Jakob schaut aus dem Fenster: Am Garland herrscht gähnende Leere und auch unten auf der Kotalm ist wenig los, jedenfalls für einen Samstag. Also bleiben sie in der warmen Hütte. Franz erzählt von dem Jeep, der vor ein paar Jahren im Sommer hier oben abgestürzt ist. Fünf Tote musste er mit seinen Kollegen bergen, die Bilder haben ihn noch wochenlang verfolgt.
Kurz nach vier, es ist kein weiterer Einsatz hinzu gekommen. Ein paar Minuten noch, dann schließen die Lifte.
Natürlich trinken sie alle noch einen Halbe. Das Bier zum Feierabend ist Tradition bei der Bergwacht Lenggries. Entweder nach der Talabfahrt unten in der Jaudenhütte. Oder hier oben. Die Stimmung ist ausgelassen.
Jakob und Franz packen ihre Sachen zusammen. Skibrillen, Handschuhe, Mützen. Sie schlüpfen in ihre Skischuhe. Das Ende eines nicht gerade harten Arbeitstages.

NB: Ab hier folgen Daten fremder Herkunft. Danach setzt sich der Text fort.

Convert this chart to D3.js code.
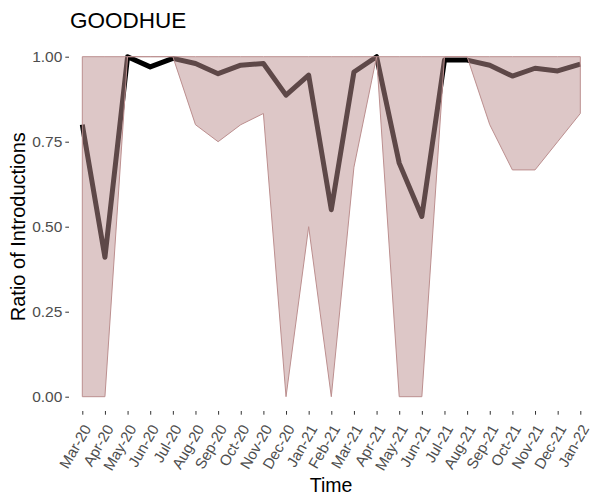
<!DOCTYPE html>
<html>
<head>
<meta charset="utf-8">
<script src="https://cdn.jsdelivr.net/npm/d3@7"></script>
<style>
  body { margin: 0; background: #fff; }
  svg { display: block; font-family: "Liberation Sans", Arial, sans-serif; }
</style>
</head>
<body>
<div id="chart"></div>
<script>
const months = ["Mar-20", "Apr-20", "May-20", "Jun-20", "Jul-20", "Aug-20", "Sep-20", "Oct-20", "Nov-20", "Dec-20", "Jan-21", "Feb-21", "Mar-21", "Apr-21", "May-21", "Jun-21", "Jul-21", "Aug-21", "Sep-21", "Oct-21", "Nov-21", "Dec-21", "Jan-22"];
const ratio = [0.80, 0.41, 1.00, 0.97, 0.995, 0.98, 0.95, 0.975, 0.98, 0.887, 0.946, 0.55, 0.955, 1.00, 0.687, 0.53, 0.99, 0.99, 0.975, 0.943, 0.966, 0.958, 0.978];
const lower = [0, 0, 1, 1, 1, 0.80, 0.75, 0.80, 0.833, 0, 0.50, 0, 0.675, 1, 0, 0, 1, 1, 0.80, 0.667, 0.667, 0.75, 0.833];
const upper = [1, 1, 1, 1, 1, 1, 1, 1, 1, 1, 1, 1, 1, 1, 1, 1, 1, 1, 1, 1, 1, 1, 1];
const yTicks = [0, 0.25, 0.5, 0.75, 1];

const width = 592, height = 498;

const svg = d3.select("#chart").append("svg").attr("width", width).attr("height", height);

const x = d3.scalePoint().domain(months).range([82.3, 580.3]);
const y = d3.scaleLinear().domain([0, 1]).range([396.7, 56.7]);

const rows = months.map(function (m, i) {
  return { month: m, ratio: ratio[i], lo: lower[i], hi: upper[i] };
});

// mean line (drawn first, ribbon sits on top)
const line = d3.line()
  .x(function (d) { return x(d.month); })
  .y(function (d) { return y(d.ratio); });

svg.append("path")
  .datum(rows)
  .attr("d", line)
  .attr("fill", "none")
  .attr("stroke", "#000")
  .attr("stroke-width", 5)
  .attr("stroke-linejoin", "round");

const area = d3.area()
  .x(function (d) { return x(d.month); })
  .y0(function (d) { return y(d.lo); })
  .y1(function (d) { return y(d.hi); });

svg.append("path")
  .datum(rows)
  .attr("d", area)
  .attr("fill", "rosybrown")
  .attr("fill-opacity", 0.5)
  .attr("stroke", "rosybrown")
  .attr("stroke-width", 1);

// y axis
const yAxis = svg.append("g")
  .attr("transform", "translate(69,0)")
  .call(d3.axisLeft(y).tickValues(yTicks).tickFormat(d3.format(".2f")).tickSize(3.7).tickPadding(3));
yAxis.select(".domain").remove();
yAxis.selectAll("line").attr("stroke", "#333");
yAxis.selectAll("text").attr("font-size", 15.5).attr("fill", "#4d4d4d");

// x axis
const xAxis = svg.append("g")
  .attr("transform", "translate(0,411)")
  .call(d3.axisBottom(x).tickSize(3.7).tickPadding(0));
xAxis.select(".domain").remove();
xAxis.selectAll("line").attr("stroke", "#333");
xAxis.selectAll("text")
  .attr("font-size", 15)
  .attr("fill", "#4d4d4d")
  .attr("text-anchor", "end")
  .attr("dy", "0.35em")
  .attr("transform", "translate(1,13) rotate(-60)");

// titles
svg.append("text")
  .attr("x", 70).attr("y", 28)
  .attr("font-size", 22.5)
  .attr("fill", "#000")
  .text("GOODHUE");

svg.append("text")
  .attr("transform", "translate(25,226.7) rotate(-90)")
  .attr("text-anchor", "middle")
  .attr("font-size", 20)
  .attr("fill", "#000")
  .text("Ratio of Introductions");

svg.append("text")
  .attr("x", 331).attr("y", 492)
  .attr("text-anchor", "middle")
  .attr("font-size", 19.5)
  .attr("fill", "#000")
  .text("Time");
</script>
</body>
</html>
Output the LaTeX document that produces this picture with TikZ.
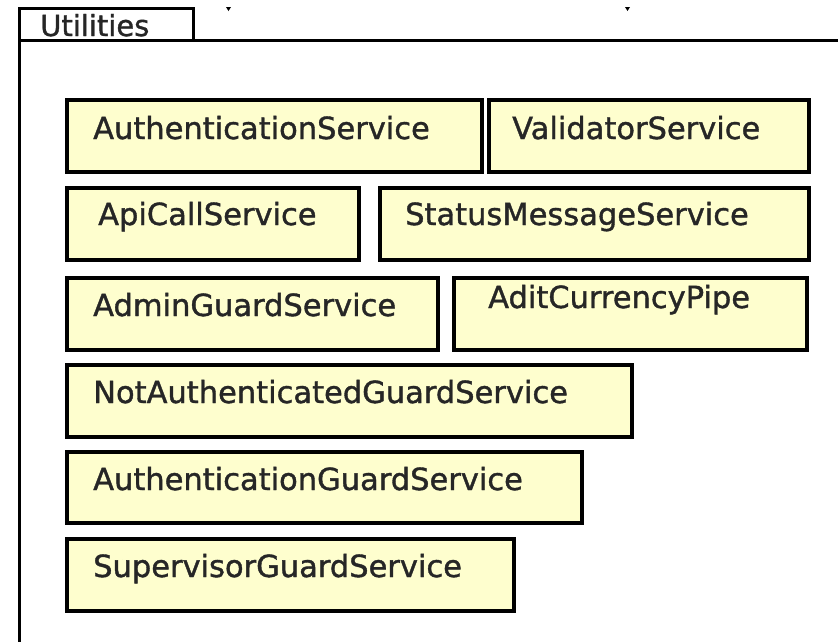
\documentclass[tikz,border=0pt]{standalone}
\usepackage{fontspec}
\setmainfont{DejaVu Sans}
\newfontfamily\heavyfont{DejaVu Sans}[FakeBold=1.2]
\definecolor{boxfill}{RGB}{254,254,206}
\begin{document}
\begin{tikzpicture}[x=1pt,y=-1pt,
  cls/.style={draw=black,line width=3.6pt,fill=boxfill},
  lbl/.style={anchor=base west,inner sep=0pt,font=\heavyfont\fontsize{30.5}{36}\selectfont,text=black!85},
  frame/.style={draw=black,line width=3pt}]
\useasboundingbox[fill=white] (0,0) rectangle (838,641);
% package frame
\draw[frame] (19,660) -- (19,40) -- (845,40);
\draw[frame] (19,40) -- (19,8) -- (193,8) -- (193,40);
\node[anchor=base west,inner sep=0pt,font=\heavyfont\fontsize{29}{34}\selectfont,text=black!85] (pkg) at (40,36) {Utilities};
% tiny marks
\fill (226,7) -- (231,7) -- (228.5,11) -- cycle;
\fill (625,7) -- (630,7) -- (627.5,11) -- cycle;
% classes
\draw[cls] (67,100) rectangle (482,172);
\node[lbl] (b1) at (93,139) {AuthenticationService};
\draw[cls] (489,100) rectangle (809,172);
\node[lbl] (b2) at (512,139) {ValidatorService};
\draw[cls] (67,188) rectangle (359,260);
\node[lbl] (b3) at (98,225) {ApiCallService};
\draw[cls] (380,188) rectangle (809,260);
\node[lbl] (b4) at (405,225) {StatusMessageService};
\draw[cls] (67,278) rectangle (438,350);
\node[lbl] (b5) at (93,316) {AdminGuardService};
\draw[cls] (454,278) rectangle (807,350);
\node[lbl] (b6) at (488,308) {AditCurrencyPipe};
\draw[cls] (67,365) rectangle (632,437);
\node[lbl] (b7) at (93,403) {NotAuthenticatedGuardService};
\draw[cls] (67,452) rectangle (582,523);
\node[lbl] (b8) at (93,490) {AuthenticationGuardService};
\draw[cls] (67,539) rectangle (514,611);
\node[lbl] (b9) at (93,577) {SupervisorGuardService};
\end{tikzpicture}
\end{document}
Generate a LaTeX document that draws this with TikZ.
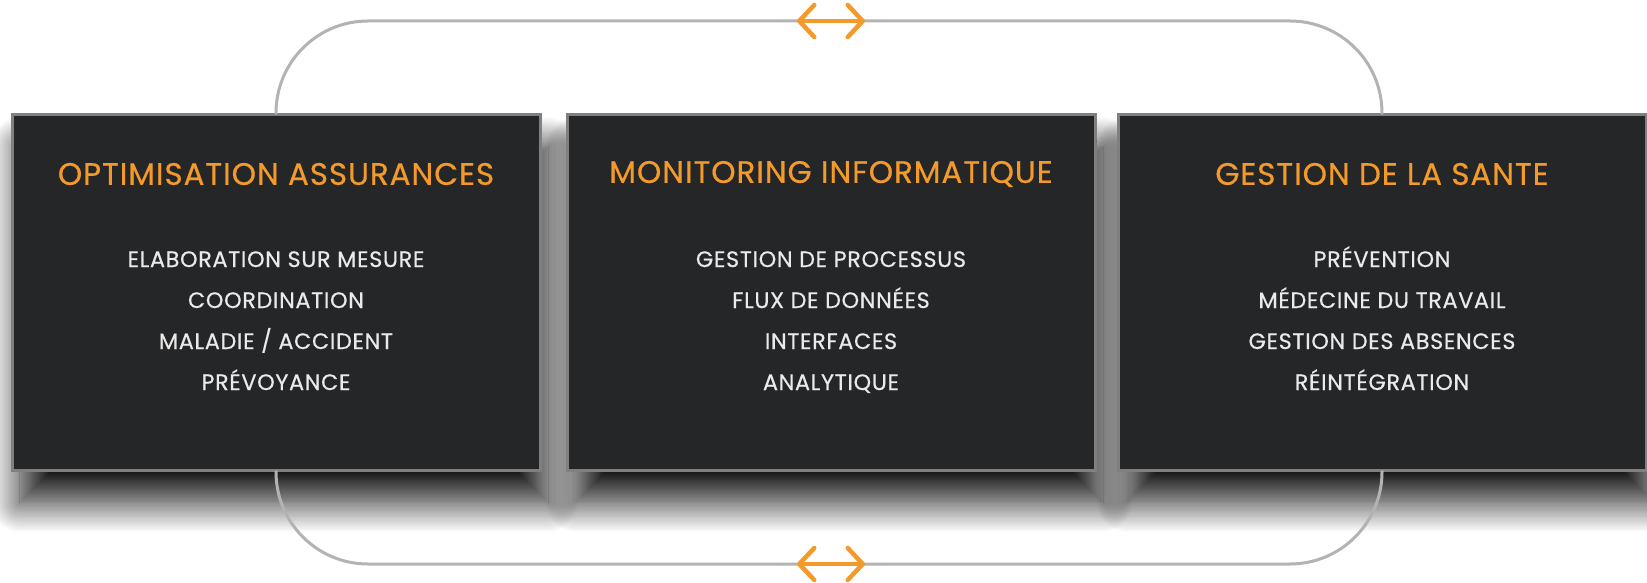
\documentclass[tikz,border=0pt]{standalone}
\usepackage{fontspec}
\setmainfont{Poppins}[FakeBold=0.5]
\newfontfamily\svcwide{Poppins}[LetterSpace=3,FakeBold=0.5]
\usetikzlibrary{arrows.meta,shadows.blur,calc}
\definecolor{svcDark}{HTML}{252628}
\definecolor{svcEdge}{HTML}{808080}
\definecolor{svcOrange}{HTML}{F39A2B}
\definecolor{svcLoop}{HTML}{B3B3B3}
\definecolor{svcText}{HTML}{EAEAEA}
\tikzset{
  svc diagram/.style={x=1pt,y=-1pt,
    every node/.style={inner sep=0pt, outer sep=0pt}},
  svc box/.style={draw=svcEdge, line width=3pt, fill=svcDark,
    minimum width=528pt, minimum height=356pt,
    blur shadow={shadow xshift=8pt, shadow yshift=-32pt,
      shadow blur radius=30pt, shadow blur steps=24, shadow opacity=90}},
  svc head/.style={text=svcOrange, font=\svcwide\fontsize{31}{34}\selectfont},
  svc item/.style={text=svcText, font=\svcwide\fontsize{22.3}{24}\selectfont},
  svc loop/.style={draw=svcLoop, line width=3pt, rounded corners=92pt},
  svc swap/.style={draw=svcOrange, line width=4.5pt, line cap=round,
    {Straight Barb[length=15pt,width=32pt,round]}-{Straight Barb[length=15pt,width=32pt,round]}}
}

\begin{document}
\begin{tikzpicture}[svc diagram]
  \useasboundingbox (0,0) rectangle (1647,583);
  \foreach \boxName/\boxItems/\boxX/\boxHead in {
    opt/{ELABORATION SUR MESURE,COORDINATION,MALADIE / ACCIDENT,PRÉVOYANCE}/276/OPTIMISATION ASSURANCES,
    mon/{GESTION DE PROCESSUS,FLUX DE DONNÉES,INTERFACES,ANALYTIQUE}/831/MONITORING INFORMATIQUE,
    sante/{PRÉVENTION,MÉDECINE DU TRAVAIL,GESTION DES ABSENCES,RÉINTÉGRATION}/1382/GESTION DE LA SANTE
  } {
    \node[svc box] (\boxName) at (\boxX,292.5) {};
    \node[svc head] (\boxName-head) at (\boxX,174) {\boxHead};
    \foreach \itemText [count=\itemNo] in \boxItems {
      \node[svc item, anchor=base] (\boxName-\itemNo)
        at (\boxX,{267+41*(\itemNo-1)}) {\itemText};
    }
  }
  % loops joining the outer boxes
  \coordinate (loopTop) at (829,21);
  \coordinate (loopBot) at (829,564);
  \draw[svc loop] (opt.north) |- (loopTop) -| (sante.north);
  \draw[svc loop] (opt.south) |- (loopBot) -| (sante.south);
  \coordinate (topL) at (797,21);
  \coordinate (topR) at (865,21);
  \coordinate (botL) at (797,564);
  \coordinate (botR) at (865,564);
  \draw[svc swap] (topL) -- (topR);
  \draw[svc swap] (botL) -- (botR);
\end{tikzpicture}
\end{document}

Jakob: "Mei, zwei Einsätze heute, einer Lenggries, einer Tölz - das war durchschnittlich. Mal haben wir keinen, mal fünfe, das ist schon durchschnittlich. Ab und zu spielen wir Karten, wenn die richtigen Leute da sind, aber dafür waren wir heute nicht genug."
Franz: "Wenn man in der Gruppe ist, ergeben sich nette Gespräche, das ist auch ganz lustig."
Ein Blick aus dem Fenster: Immer noch rieseln dicke Flocken vom Himmel. Die Sonne ist längst hinterm Karwendel untergegangen, es ist unangenehm düster draußen. Die letzte Kontrollfahrt: Rolf über die Weltcup-Piste, Jakob und Franz über die Familienabfahrt runter nach Wegscheid. Morgen um kurz nach acht werden sie wieder hier oben sein.
Retter im Schnee – ein Tag bei der Skiwacht in Lenggries.